The invention relates to semiconductor fabrication. More specifically, the invention relates to the fabrication of retrograde well structures in CMOS devices.
Complementary Metal Oxide Semiconductor (CMOS) technology involves the pairing of complementary n-channel and p-channel MOS transistors to form low power integrated circuits. Each pair of complementary transistors is formed in close proximity on a substrate, with the p-channel transistor being formed in a heavily n-doped region of the substrate, and the n-channel transistor being formed in a heavily p-doped region. Low power consumption has made CMOS the technology of choice for very large scale integrated circuits, such as microprocessors, dynamic random access memories (DRAMS) and erasable programmable read only memories (EPROMS).
A major problem with CMOS devices is known as "latch-up." With the p-channel and n-channel transistors being in close proximity, conditions can arise that allow large currents to flow between the drain of one transistor and the source of the complementary transistor. The large currents, in turn, cause high power dissipation, which can stop the CMOS device from functioning or even destroy the CMOS device.
Latch-up can arise from voltage overshoot or undershoot at the terminals of the CMOS device, avalanche breakdown at the well-substrate junction, or device degradation that causes current to be shunted through the device. Avalanche breakdown can result from high voltages at the terminals, ionizing radiation, external voltage transients, or large charge buildups at the substrate-well interface. Device degradation could be caused by punch-through between the substrate region and the source/drain region of the device in the well, or avalanche ionization near the drain due to hot-electron effects.

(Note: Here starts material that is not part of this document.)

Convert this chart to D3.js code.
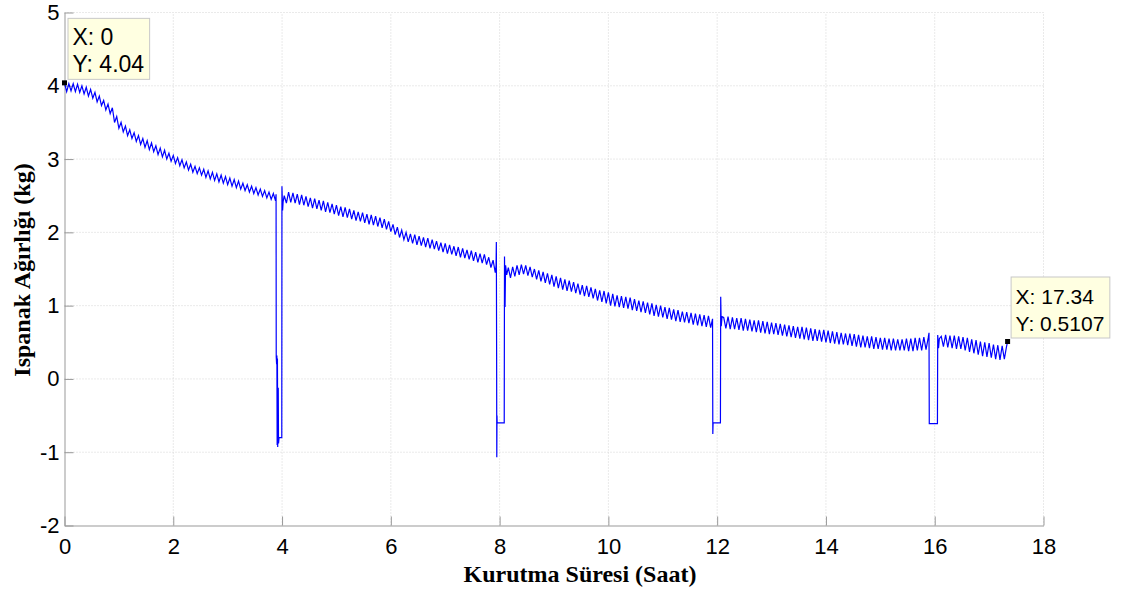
<!DOCTYPE html>
<html lang="tr">
<head>
<meta charset="UTF-8">
<title>Ispanak Kurutma</title>
<script src="https://d3js.org/d3.v7.min.js"></script>
<style>
  body{margin:0;background:#fff;}
  svg{display:block;}
  g.axis path.domain{stroke:#999;stroke-width:1px;}
  g.axis .tick line{stroke:#999;stroke-width:1px;}
  g.axis .tick text{font-family:Arial,"Liberation Sans",sans-serif;font-size:22px;fill:#000;}
  line.grid{stroke:#d4d4d4;stroke-width:1px;stroke-dasharray:1,2;}
  path.weight{fill:none;stroke:#0000ff;stroke-width:1.2px;}
  text.title{font-family:"Times New Roman","Liberation Serif",serif;font-weight:bold;font-size:24px;fill:#000;}
  rect.tip{fill:#ffffe1;stroke:#c8c8c8;stroke-width:1px;}
  text.tip{font-family:Arial,"Liberation Sans",sans-serif;fill:#000;}
</style>
</head>
<body>
<svg width="1136" height="589"></svg>
<script>
// ---- data (kg, sampled every 0.04 h) ----
let step = 0.04;
let xTicks = [0,2,4,6,8,10,12,14,16,18];
let yTicks = [-2,-1,0,1,2,3,4,5];

let seg1Start = 0;
let seg1 = [4.04,3.92,4.03,3.93,4.03,3.92,4.02,3.91,4.00,3.89,3.98,3.86,3.95,3.83,3.91,3.78,3.86,3.73,3.80,3.67,
  3.75,3.62,3.70,3.50,3.58,3.42,3.50,3.37,3.45,3.32,3.40,3.28,3.36,3.24,3.32,3.20,3.28,3.16,3.25,3.13,
  3.22,3.10,3.18,3.06,3.15,3.03,3.12,3.00,3.08,2.97,3.05,2.94,3.02,2.91,2.99,2.88,2.96,2.85,2.93,2.82,
  2.90,2.80,2.88,2.78,2.86,2.75,2.84,2.73,2.82,2.71,2.80,2.69,2.78,2.67,2.76,2.65,2.74,2.63,2.72,2.61,
  2.70,2.59,2.67,2.57,2.65,2.55,2.63,2.53,2.61,2.51,2.59,2.49,2.57,2.47,2.55,2.45,2.53,2.43];

let drop4 = [[3.89,2.52],[3.893,0.30],[3.90,0.20],[3.905,0.32],[3.91,-0.90],[3.915,0.28],[3.92,-0.93],
  [3.93,-0.12],[3.935,-0.88],[3.945,-0.80],[3.995,-0.80],[3.998,2.63],[4.01,2.30],[4.02,2.42]];

let seg2Start = 4.04;
let seg2 = [2.50,2.40,2.55,2.41,2.54,2.40,2.52,2.38,2.51,2.37,2.49,2.35,2.47,2.33,2.46,2.32,2.44,2.30,2.43,2.28,
  2.41,2.27,2.39,2.25,2.37,2.23,2.35,2.21,2.34,2.20,2.32,2.18,2.30,2.16,2.28,2.15,2.27,2.13,2.25,2.11,
  2.24,2.10,2.22,2.08,2.20,2.06,2.18,2.04,2.15,2.01,2.11,1.97,2.07,1.93,2.03,1.90,2.00,1.87,1.98,1.85,
  1.97,1.83,1.95,1.82,1.93,1.80,1.92,1.78,1.90,1.77,1.88,1.75,1.86,1.73,1.85,1.71,1.83,1.70,1.81,1.68,
  1.80,1.66,1.78,1.65,1.76,1.63,1.75,1.61,1.73,1.59,1.71,1.58,1.70,1.56,1.66,1.52,1.62,1.45];

let drop8 = [[7.935,1.55],[7.94,1.87],[7.945,0.35],[7.948,-1.07],[7.952,-0.50],[7.955,-0.60],
  [8.085,-0.60],[8.09,1.67],[8.10,0.98],[8.11,1.55],[8.13,1.42]];

let seg3Start = 8.16;
let seg3 = [1.52,1.38,1.53,1.40,1.55,1.42,1.56,1.43,1.55,1.41,1.53,1.39,1.50,1.36,1.48,1.33,1.46,1.31,1.44,1.29,
  1.42,1.26,1.40,1.24,1.38,1.22,1.36,1.20,1.34,1.19,1.32,1.17,1.30,1.15,1.28,1.13,1.27,1.12,1.25,1.10,
  1.23,1.07,1.21,1.05,1.20,1.03,1.18,1.00,1.16,0.99,1.14,0.98,1.13,0.97,1.12,0.96,1.11,0.94,1.09,0.93,
  1.07,0.91,1.06,0.90,1.04,0.88,1.03,0.86,1.01,0.85,1.00,0.84,0.98,0.82,0.97,0.81,0.95,0.79,0.94,0.78,
  0.92,0.77,0.91,0.76,0.90,0.74,0.89,0.73,0.88,0.72,0.87,0.71,0.86,0.70];

let drop12 = [[11.915,0.82],[11.92,-0.75],[11.925,-0.60],[12.06,-0.60],[12.065,1.12],[12.075,0.72],[12.09,0.85]];

let seg4Start = 12.12;
let seg4 = [0.84,0.69,0.85,0.68,0.84,0.68,0.83,0.67,0.83,0.66,0.82,0.66,0.81,0.65,0.80,0.64,0.80,0.63,0.79,0.62,
  0.78,0.61,0.77,0.61,0.76,0.60,0.75,0.59,0.74,0.58,0.73,0.57,0.72,0.56,0.71,0.55,0.71,0.54,0.70,0.53,
  0.69,0.52,0.68,0.52,0.67,0.51,0.67,0.50,0.66,0.49,0.65,0.48,0.64,0.47,0.63,0.47,0.62,0.46,0.62,0.45,
  0.61,0.44,0.60,0.43,0.59,0.43,0.58,0.42,0.58,0.41,0.57,0.41,0.56,0.40,0.56,0.40,0.55,0.39,0.55,0.39,
  0.54,0.39,0.54,0.39,0.55,0.38,0.55,0.38,0.56,0.39,0.56,0.39,0.57,0.40,0.56];

let drop16 = [[15.895,0.63],[15.90,-0.61],[16.05,-0.61],[16.055,0.60],[16.07,0.42],[16.085,0.55]];

let seg5Start = 16.12;
let seg5 = [0.58,0.44,0.60,0.43,0.59,0.42,0.59,0.41,0.58,0.41,0.57,0.39,0.56,0.37,0.54,0.35,0.53,0.33,0.51,0.31,
  0.50,0.30,0.49,0.29,0.47,0.27,0.46,0.26,0.45,0.27,0.44];

let lastPoint = [17.34, 0.5107];

// data tips
let tips = [
  {x: 0, y: 4.04, lines: ["X: 0", "Y: 4.04"], size: 23},
  {x: 17.34, y: 0.5107, lines: ["X: 17.34", "Y: 0.5107"], size: 21}
];

// ---- build the series ----
function seg(start, vals){ return vals.map((v,i) => [start + i*step, v]); }
let data = [].concat(
  seg(seg1Start, seg1), drop4,
  seg(seg2Start, seg2), drop8,
  seg(seg3Start, seg3), drop12,
  seg(seg4Start, seg4), drop16,
  seg(seg5Start, seg5), [lastPoint]
);

// ---- chart ----
let svg = d3.select('svg');
let xScale = d3.scaleLinear().domain([0,18]).range([64.5,1043.5]);
let yScale = d3.scaleLinear().domain([-2,5]).range([525.5,12.5]);

// grid
let grid = svg.append('g');
grid.selectAll('line.gx').data(xTicks.slice(1)).join('line')
  .attr('class','grid')
  .attr('x1', d => xScale(d)).attr('x2', d => xScale(d))
  .attr('y1', yScale(-2)).attr('y2', yScale(5));
grid.selectAll('line.gy').data(yTicks.slice(1)).join('line')
  .attr('class','grid')
  .attr('x1', xScale(0)).attr('x2', xScale(18))
  .attr('y1', d => yScale(d)).attr('y2', d => yScale(d));

// axes, ticks pointing inwards like matlab
svg.append('g').attr('class','axis')
  .attr('transform', `translate(0,${yScale(-2)})`)
  .call(d3.axisBottom(xScale).tickValues(xTicks).tickSize(-9).tickSizeOuter(0).tickPadding(13));
svg.append('g').attr('class','axis')
  .attr('transform', `translate(${xScale(0)},0)`)
  .call(d3.axisLeft(yScale).tickValues(yTicks).tickSize(-9).tickSizeOuter(0).tickPadding(5)
    .tickFormat(d => d < 0 ? '-' + Math.abs(d) : d));

// the line
let line = d3.line().x(d => xScale(d[0])).y(d => yScale(d[1]));
svg.append('path').datum(data).attr('class','weight').attr('d', line);

// axis titles
svg.append('text').attr('class','title')
  .attr('x', 580).attr('y', 582).attr('text-anchor','middle')
  .text('Kurutma Süresi (Saat)');
svg.append('text').attr('class','title')
  .attr('transform','translate(30,270) rotate(-90)').attr('text-anchor','middle')
  .text('Ispanak Ağırlığı (kg)');

// data tips
tips.forEach(function(t){
  let mx = xScale(t.x), my = yScale(t.y);
  let g = svg.append('g');
  let rect = g.append('rect').attr('class','tip');
  let txt = g.selectAll('text').data(t.lines).join('text')
    .attr('class','tip')
    .style('font-size', t.size + 'px')
    .attr('x', mx + 8)
    .attr('y', (d,i) => my - 38 + i*27)
    .text(d => d);
  let w = d3.max(txt.nodes(), n => n.getComputedTextLength());
  rect.attr('x', mx + 3.5).attr('y', my - 64.5)
    .attr('width', w + 10).attr('height', 61);
  g.append('rect').attr('x', mx - 2.5).attr('y', my - 2.5).attr('width',5).attr('height',5).attr('fill','#000');
});
</script>
</body>
</html>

Latch-up in a CMOS device can be prevented by the use of a retrograde well structure. Unlike a conventional well, which is formed by implanting and diffusing a dopant to a desired depth, a retrograde well structure is formed by performing deep implants to place the dopant at its desired depths without further diffusion. Resulting is a deep peak concentration below the surface and a negative slope approaching the surface (that is, a decreasing concentration towards the surface). The high concentration of dopants implanted near the well bottom shunts the carriers and prevents latch-up from occurring.
The deep implants for the n-wells are made by high energy implanters. U.S. Pat. No. 5,404,042 suggests an implant energy of 1.5 MeV for the deep implants. Although less energy can be used, the implanter still must be capable of performing implants at energies between 300 keV and 700 keV. Such implanters are commercially available, but they are very expensive.
Low energy implanters, which perform implants at energies of 220 keV and less, are also commercially available. They are also far less expensive than high energy implanters. If they could perform the deep implants, their usage would lower the cost of fabricating CMOS devices having retrograde well structures. However, using known techniques, the low energy implanters do not have sufficient energy to implant the dopants at the required depths in the substrate. Consequently, only high energy implanters are used at the present time for forming the retrograde well structures.
It is an objective of the invention to form retrograde well structures using low energy implanters.